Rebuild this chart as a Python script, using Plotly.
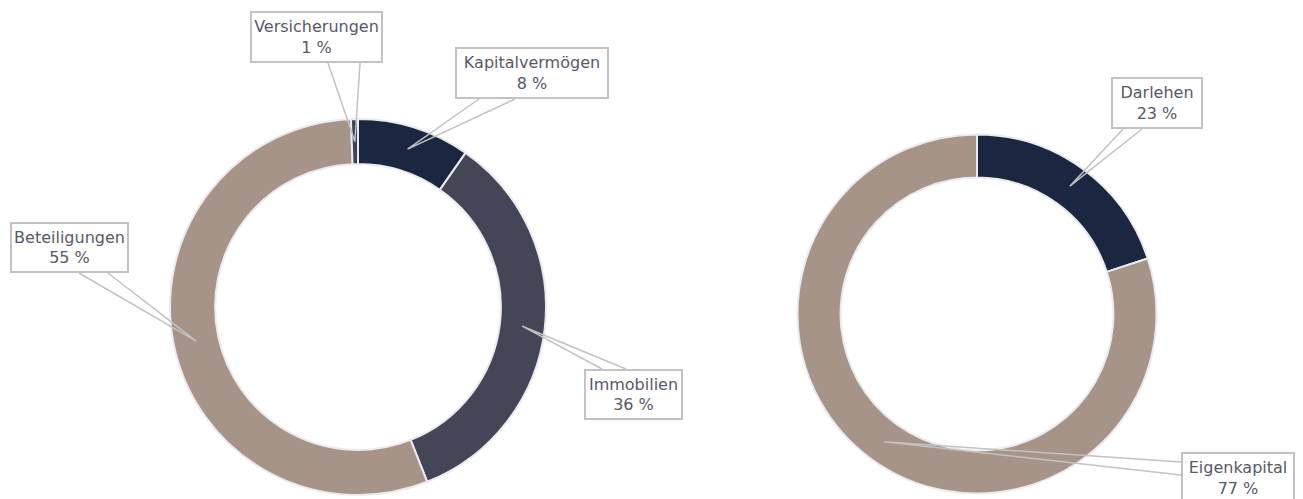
import math
import plotly.graph_objs as go

# ---------- data ----------
# left donut: asset side (shares as drawn, printed percentages from the callouts)
assets_labels = ["Kapitalvermögen", "Immobilien", "Beteiligungen", "Versicherungen"]
assets_shares = [9.7, 34.3, 55.4, 0.6]
assets_printed = [8, 36, 55, 1]
assets_colors = ["#1b2641", "#444557", "#a69489", "#3d4058"]

# right donut: financing side
funding_labels = ["Darlehen", "Eigenkapital"]
funding_shares = [20.0, 80.0]
funding_printed = [23, 77]
funding_colors = ["#1b2641", "#a69489"]

# ---------- layout helpers ----------
W, H = 1303, 499
PAGE_OFFSET = 8  # default body margin of the written page
HOLE = 0.76
TEXT_COLOR = "#58586a"
LINE_COLOR = "#c2c2c2"
FONT = "DejaVu Sans"


def px(x):
    return (x - PAGE_OFFSET) / W


def py(y):
    return 1 - (y - PAGE_OFFSET) / H


def donut(labels, values, colors, cx, cy, r):
    return go.Pie(
        labels=labels,
        values=values,
        marker=dict(colors=colors, line=dict(color="#ebebef", width=2)),
        hole=HOLE,
        sort=False,
        direction="clockwise",
        rotation=0,
        textinfo="none",
        hoverinfo="label+percent",
        showlegend=False,
        domain=dict(x=[px(cx - r), px(cx + r)], y=[py(cy + r), py(cy - r)]),
    )


def slice_tip(values, i, cx, cy, r):
    """Middle of slice i on the ring, in pixels (start at 12 o'clock, clockwise)."""
    total = sum(values)
    mid = (sum(values[:i]) + values[i] / 2) / total
    theta = 2 * math.pi * mid
    rm = r * (1 + HOLE) / 2
    return cx + rm * math.sin(theta), cy - rm * math.cos(theta)


# donut geometry in screen pixels: centre x, centre y, outer radius
LEFT = (358, 307, 188)
RIGHT = (977, 314, 179.5)

# callout boxes (x0, y0, x1, y1) and the two points where the pointer leaves the box
left_boxes = [
    ((455, 47, 609, 99), ((479, 99), (515, 99))),
    ((584, 369, 683, 420), ((602, 369), (626, 369))),
    ((10, 222, 129, 273), ((79, 273), (108, 273))),
    ((250, 11, 383, 63), ((328, 63), (360, 63))),
]
right_boxes = [
    ((1111, 77, 1203, 129), ((1123, 129), (1142, 129))),
    ((1181, 452, 1295, 504), ((1181, 462), (1181, 475))),
]

fig = go.Figure()
fig.add_trace(donut(assets_labels, assets_shares, assets_colors, *LEFT))
fig.add_trace(donut(funding_labels, funding_shares, funding_colors, *RIGHT))

shapes, annotations = [], []
BW, BP = 2, 0
for labels, values, printed, geo, boxes in [
    (assets_labels, assets_shares, assets_printed, LEFT, left_boxes),
    (funding_labels, funding_shares, funding_printed, RIGHT, right_boxes),
]:
    for i, (box, base) in enumerate(boxes):
        tx, ty = slice_tip(values, i, *geo)
        (ax, ay), (bx, by) = base
        shapes.append(dict(
            type="path", xref="paper", yref="paper",
            path=f"M {px(ax)} {py(ay)} L {px(tx)} {py(ty)} L {px(bx)} {py(by)}",
            line=dict(color=LINE_COLOR, width=1.5),
            fillcolor="rgba(0,0,0,0)",
        ))
        x0, y0, x1, y1 = box
        annotations.append(dict(
            xref="paper", yref="paper",
            x=px((x0 + x1) / 2), y=py((y0 + y1) / 2),
            xanchor="center", yanchor="middle",
            text=f"{labels[i]}<br>{printed[i]} %",
            showarrow=False,
            align="center",
            width=(x1 - x0) - 2 * (BW + BP),
            height=(y1 - y0) - 2 * (BW + BP),
            bgcolor="white",
            bordercolor=LINE_COLOR,
            borderwidth=BW,
            borderpad=BP,
            font=dict(family=FONT, size=16, color=TEXT_COLOR),
        ))

fig.update_layout(
    width=W,
    height=H,
    margin=dict(l=0, r=0, t=0, b=0),
    paper_bgcolor="white",
    plot_bgcolor="white",
    shapes=shapes,
    annotations=annotations,
    font=dict(family=FONT),
)

fig.write_html("out.html")
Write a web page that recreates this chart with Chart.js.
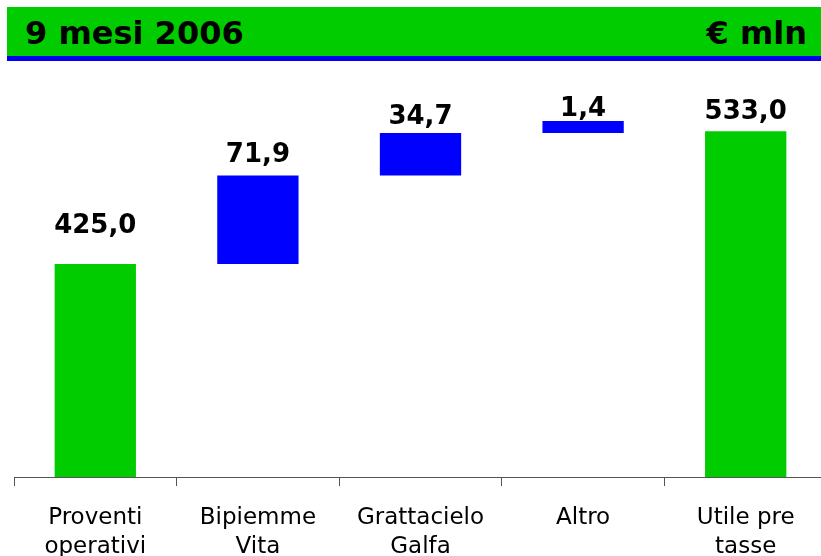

........

(Written task): Show, from the listing above, each line that contains the word "this".

(Exercise result):
Rebuild this chart as a Python script, using Plotly.
Write a web page that recreates this chart with Chart.js.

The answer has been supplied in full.